Red Bull team boss Christian Horner has taken back the blame he attached to Mark Webber for the notorious Turkish Grand Prix incident that occurred between Webber and Sebastian Vettel.

Horner implied after the accident that Webber should have given Vettel more room, and that Vettel as the faster of the two should have gone through. This was incredible stuff to millions of fans and quite a few pundits, who believed that the blame for the crash was wholly Vettel’s.

But today Horner told the BBC that to attach blame to Webber was an error.

“I think it was a mistake – if blame was adjudged to have been placed on Mark – because I think it was a racing incident,” said Horner. “Certainly the view that I took was that the drivers should have given each other more room, that they should as team-mates have more respect for each other.”

Horner also alluded to comments made by team adviser Helmut Marko, who also blamed the Australian immediately after the race.
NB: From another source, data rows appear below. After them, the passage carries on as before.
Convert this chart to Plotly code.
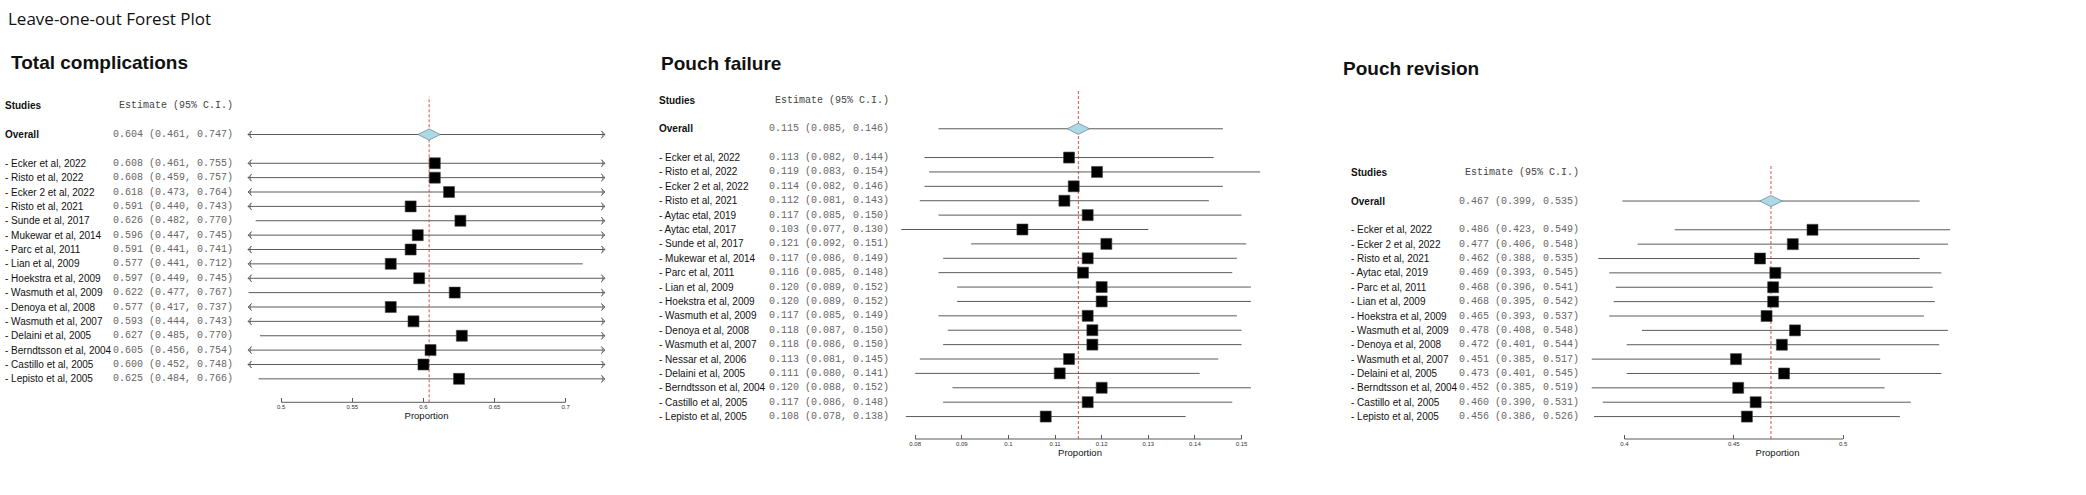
import plotly.graph_objects as go

W, H = 2086, 495

# ---------------- data ----------------
tc_studies = ["Ecker et al, 2022", "Risto et al, 2022", "Ecker 2 et al, 2022", "Risto et al, 2021",
              "Sunde et al, 2017", "Mukewar et al, 2014", "Parc et al, 2011", "Lian et al, 2009",
              "Hoekstra et al, 2009", "Wasmuth et al, 2009", "Denoya et al, 2008", "Wasmuth et al, 2007",
              "Delaini et al, 2005", "Berndtsson et al, 2004", "Castillo et al, 2005", "Lepisto et al, 2005"]
tc_est = [0.608, 0.608, 0.618, 0.591, 0.626, 0.596, 0.591, 0.577, 0.597, 0.622, 0.577, 0.593, 0.627, 0.605, 0.600, 0.625]
tc_lo = [0.461, 0.459, 0.473, 0.440, 0.482, 0.447, 0.441, 0.441, 0.449, 0.477, 0.417, 0.444, 0.485, 0.456, 0.452, 0.484]
tc_hi = [0.755, 0.757, 0.764, 0.743, 0.770, 0.745, 0.741, 0.712, 0.745, 0.767, 0.737, 0.743, 0.770, 0.754, 0.748, 0.766]
tc_overall = [0.604, 0.461, 0.747]
tc_ticks = [0.5, 0.55, 0.6, 0.65, 0.7]
tc_ticklabels = ["0.5", "0.55", "0.6", "0.65", "0.7"]

pf_studies = ["Ecker et al, 2022", "Risto et al, 2022", "Ecker 2 et al, 2022", "Risto et al, 2021",
              "Aytac etal, 2019", "Aytac etal, 2017", "Sunde et al, 2017", "Mukewar et al, 2014",
              "Parc et al, 2011", "Lian et al, 2009", "Hoekstra et al, 2009", "Wasmuth et al, 2009",
              "Denoya et al, 2008", "Wasmuth et al, 2007", "Nessar et al, 2006", "Delaini et al, 2005",
              "Berndtsson et al, 2004", "Castillo et al, 2005", "Lepisto et al, 2005"]
pf_est = [0.113, 0.119, 0.114, 0.112, 0.117, 0.103, 0.121, 0.117, 0.116, 0.120, 0.120, 0.117, 0.118, 0.118, 0.113, 0.111, 0.120, 0.117, 0.108]
pf_lo = [0.082, 0.083, 0.082, 0.081, 0.085, 0.077, 0.092, 0.086, 0.085, 0.089, 0.089, 0.085, 0.087, 0.086, 0.081, 0.080, 0.088, 0.086, 0.078]
pf_hi = [0.144, 0.154, 0.146, 0.143, 0.150, 0.130, 0.151, 0.149, 0.148, 0.152, 0.152, 0.149, 0.150, 0.150, 0.145, 0.141, 0.152, 0.148, 0.138]
pf_overall = [0.115, 0.085, 0.146]
pf_ticks = [0.08, 0.09, 0.10, 0.11, 0.12, 0.13, 0.14, 0.15]
pf_ticklabels = ["0.08", "0.09", "0.1", "0.11", "0.12", "0.13", "0.14", "0.15"]

pr_studies = ["Ecker et al, 2022", "Ecker 2 et al, 2022", "Risto et al, 2021", "Aytac etal, 2019",
              "Parc et al, 2011", "Lian et al, 2009", "Hoekstra et al, 2009", "Wasmuth et al, 2009",
              "Denoya et al, 2008", "Wasmuth et al, 2007", "Delaini et al, 2005", "Berndtsson et al, 2004",
              "Castillo et al, 2005", "Lepisto et al, 2005"]
pr_est = [0.486, 0.477, 0.462, 0.469, 0.468, 0.468, 0.465, 0.478, 0.472, 0.451, 0.473, 0.452, 0.460, 0.456]
pr_lo = [0.423, 0.406, 0.388, 0.393, 0.396, 0.395, 0.393, 0.408, 0.401, 0.385, 0.401, 0.385, 0.390, 0.386]
pr_hi = [0.549, 0.548, 0.535, 0.545, 0.541, 0.542, 0.537, 0.548, 0.544, 0.517, 0.545, 0.519, 0.531, 0.526]
pr_overall = [0.467, 0.399, 0.535]
pr_ticks = [0.4, 0.45, 0.5]
pr_ticklabels = ["0.4", "0.45", "0.5"]

main_title = "Leave-one-out Forest Plot"
panel_titles = ["Total complications", "Pouch failure", "Pouch revision"]

# ---------------- layout config (pixel positions in the window) ----------------
panels = [
    dict(title=panel_titles[0], studies=tc_studies, est=tc_est, lo=tc_lo, hi=tc_hi, overall=tc_overall,
         ticks=tc_ticks, ticklabels=tc_ticklabels,
         title_xy=(9, 62), label_x=3, est_right=235,
         xdom=(248, 605), xrange=(0.4766, 0.7277), ydom=(96.7, 402.3), yrange=(20.63, -0.63)),
    dict(title=panel_titles[1], studies=pf_studies, est=pf_est, lo=pf_lo, hi=pf_hi, overall=pf_overall,
         ticks=pf_ticks, ticklabels=pf_ticklabels,
         title_xy=(659, 63.5), label_x=657, est_right=891,
         xdom=(890, 1270), xrange=(0.0746, 0.1561), ydom=(90, 439), yrange=(23.56, -0.695)),
    dict(title=panel_titles[2], studies=pr_studies, est=pr_est, lo=pr_lo, hi=pr_hi, overall=pr_overall,
         ticks=pr_ticks, ticklabels=pr_ticklabels,
         title_xy=(1341, 68), label_x=1348.5, est_right=1581,
         xdom=(1590, 1965), xrange=(0.3842, 0.5558), ydom=(164, 439), yrange=(18.56, -0.578)),
]

SANS = "Liberation Sans, Arial, sans-serif"
MONO = "Liberation Mono, Courier New, monospace"
LINE_C = "#5a5a5a"
RED_C = "#d9534f"

def px_x(v):
    return v / W

def px_y(v):
    return 1 - v / H

fig = go.Figure()
annotations = []
shapes = []

for k, p in enumerate(panels):
    sfx = "" if k == 0 else str(k + 1)
    xa, ya = "x" + sfx, "y" + sfx
    r0, r1 = p["xrange"]
    n = len(p["studies"])
    rows = [4 + i for i in range(n)]
    o_est, o_lo, o_hi = p["overall"]

    # CI lines (overall + studies)
    lx, ly = [o_lo, o_hi, None], [2, 2, None]
    for r, lo, hi in zip(rows, p["lo"], p["hi"]):
        lx += [lo, hi, None]
        ly += [r, r, None]
    fig.add_trace(go.Scatter(x=lx, y=ly, mode="lines", line=dict(color=LINE_C, width=1),
                             xaxis=xa, yaxis=ya, hoverinfo="skip", showlegend=False))

    # arrows where CI exceeds plotting range
    ax_, ay_, aang = [], [], []
    for r, lo, hi in [(2, o_lo, o_hi)] + list(zip(rows, p["lo"], p["hi"])):
        if lo < r0:
            ax_.append(r0); ay_.append(r); aang.append(-90)
        if hi > r1:
            ax_.append(r1); ay_.append(r); aang.append(90)
    if ax_:
        fig.add_trace(go.Scatter(x=ax_, y=ay_, mode="markers", cliponaxis=False,
                                 marker=dict(symbol="arrow-wide-open", size=5, angle=aang,
                                             color=LINE_C, line=dict(color=LINE_C, width=0.8)),
                                 xaxis=xa, yaxis=ya, hoverinfo="skip", showlegend=False))

    # study squares
    fig.add_trace(go.Scatter(x=p["est"], y=rows, mode="markers",
                             marker=dict(symbol="square", size=11, color="black",
                                         line=dict(color="#444", width=0.6)),
                             xaxis=xa, yaxis=ya, hoverinfo="skip", showlegend=False))
    # overall diamond
    fig.add_trace(go.Scatter(x=[o_est], y=[2], mode="markers",
                             marker=dict(symbol="diamond-wide", size=16, color="#add8e6",
                                         line=dict(color="#6f8f99", width=0.8)),
                             xaxis=xa, yaxis=ya, hoverinfo="skip", showlegend=False))

    # red dashed line at overall estimate
    shapes.append(dict(type="line", xref=xa, yref=ya + " domain", x0=o_est, x1=o_est, y0=0, y1=1,
                       line=dict(color=RED_C, width=1, dash="3px,2px"), layer="below"))
    # axis line spanning tick range
    shapes.append(dict(type="line", xref=xa, yref=ya + " domain", x0=p["ticks"][0], x1=p["ticks"][-1],
                       y0=0, y1=0, line=dict(color=LINE_C, width=1)))

    # axes
    fig.update_layout(**{
        "xaxis" + sfx: dict(domain=[px_x(p["xdom"][0]), px_x(p["xdom"][1])], range=list(p["xrange"]),
                            anchor=ya, showgrid=False, zeroline=False, showline=False,
                            tickvals=p["ticks"], ticktext=p["ticklabels"], ticks="inside", ticklen=4,
                            tickcolor=LINE_C, tickwidth=1,
                            tickfont=dict(family=SANS, size=6, color="#333"),
                            title=dict(text="Proportion", font=dict(family=SANS, size=9.5, color="#111"),
                                       standoff=3)),
        "yaxis" + sfx: dict(domain=[px_y(p["ydom"][1]), px_y(p["ydom"][0])], range=list(p["yrange"]),
                            anchor=xa, visible=False),
    })

    # texts
    tx, ty = p["title_xy"]
    annotations.append(dict(text=p["title"], x=px_x(tx), y=px_y(ty), xref="paper", yref="paper",
                            xanchor="left", yanchor="middle", showarrow=False,
                            font=dict(family=SANS, size=19, color="#111", weight="bold")))
    annotations.append(dict(text="Studies", x=px_x(p["label_x"]), y=0, xref="paper", yref=ya,
                            xanchor="left", yanchor="middle", showarrow=False,
                            font=dict(family=SANS, size=10, color="#111", weight="bold")))
    annotations.append(dict(text="Estimate (95% C.I.)", x=px_x(p["est_right"]), y=0, xref="paper", yref=ya,
                            xanchor="right", yanchor="middle", showarrow=False,
                            font=dict(family=MONO, size=10, color="#444")))
    annotations.append(dict(text="Overall", x=px_x(p["label_x"]), y=2, xref="paper", yref=ya,
                            xanchor="left", yanchor="middle", showarrow=False,
                            font=dict(family=SANS, size=10, color="#111", weight="bold")))
    annotations.append(dict(text=f"{o_est:.3f} ({o_lo:.3f}, {o_hi:.3f})", x=px_x(p["est_right"]), y=2,
                            xref="paper", yref=ya, xanchor="right", yanchor="middle", showarrow=False,
                            font=dict(family=MONO, size=10, color="#666")))
    for r, s, e, lo, hi in zip(rows, p["studies"], p["est"], p["lo"], p["hi"]):
        annotations.append(dict(text="- " + s, x=px_x(p["label_x"]), y=r, xref="paper", yref=ya,
                                xanchor="left", yanchor="middle", showarrow=False,
                                font=dict(family=SANS, size=10, color="#111")))
        annotations.append(dict(text=f"{e:.3f} ({lo:.3f}, {hi:.3f})", x=px_x(p["est_right"]), y=r,
                                xref="paper", yref=ya, xanchor="right", yanchor="middle", showarrow=False,
                                font=dict(family=MONO, size=10, color="#666")))

annotations.append(dict(text=main_title, x=px_x(6), y=px_y(18.5), xref="paper", yref="paper",
                        xanchor="left", yanchor="middle", showarrow=False,
                        font=dict(family="Open Sans, Noto Sans, sans-serif", size=17, color="#111")))

fig.update_layout(width=W, height=H, margin=dict(l=0, r=0, t=0, b=0),
                  paper_bgcolor="white", plot_bgcolor="white",
                  annotations=annotations, shapes=shapes, showlegend=False)

# remove the default page margin so the figure fills the window exactly
fig.write_html("out.html", config={"displayModeBar": False},
               post_script="document.body.style.margin='0';document.body.style.overflow='hidden';")
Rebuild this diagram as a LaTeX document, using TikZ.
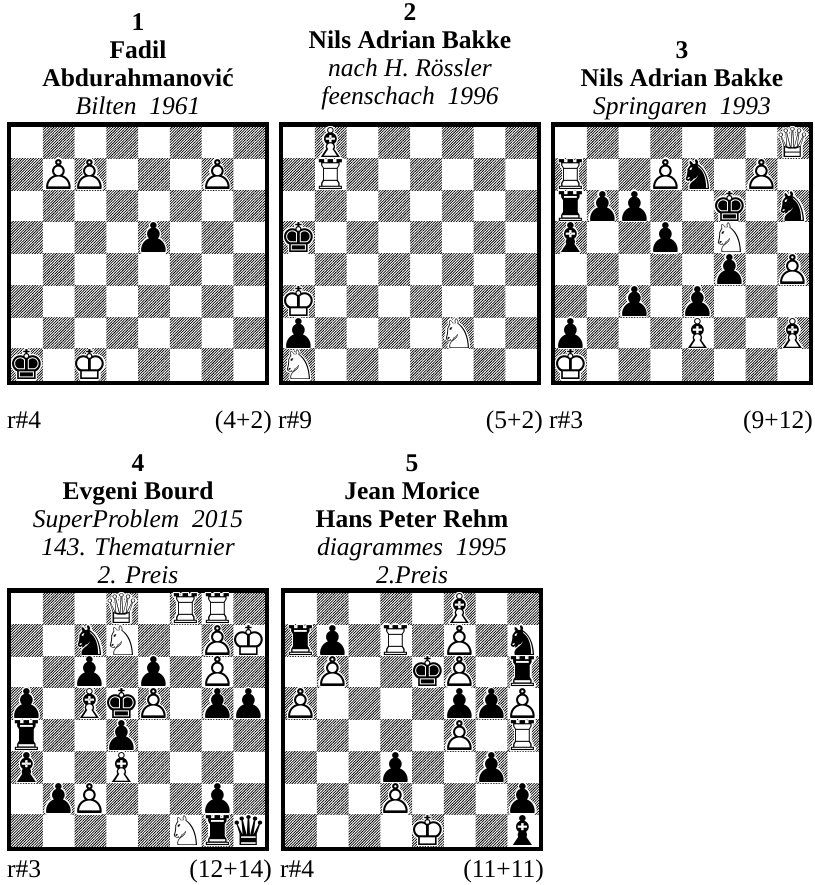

“The problem is in the heat of the moment immediately after the event, a couple of opinions were made without sight of all of the facts, and that’s subsequently been dealt with. It’s wrong for us as a team to apportion blame. We back both drivers equally. I think they both got themselves into a situation which was arguably a bit over the limit.

“The result was that both of them found themselves in a situation that they didn’t really want to be in, the result was contact and a big loss of points and a gift of points to our rivals.”

Horner has yet to concede that he instructed Mark Webber’s race engineer Ciaran Pilbeam to tell his driver to let Vettel pass him, a message that Pilbeam refused to give to Webber, though it has been reported that that was the case. More controversy has emerged in recent days, specifically concerning why Vettel’s engine settings were higher than Webber’s at that period of the race. But Horner was not to be drawn.

He also did not refer to the post-race spat in which himself and Marko are said to have confronted Webber and Pilbeam.

But the Englishman did clarify that in future, Red Bull drivers would be allowed to race each other free of any pitwall instruction, as long as they did not endanger the team’s result.

“We won’t be instructing one driver or another to concede or overtake, it’s down to what they do on the circuit,” Horner stated. “I think both drivers have learnt a great deal from the events in Istanbul. They will be racing each other quite possibly this weekend in Montreal.

“The most important thing as team-mates is that they respect the fact that they drive for the team, which I believe they do, and if they find themselves in that situation again, that they don’t push each other quite so hard.”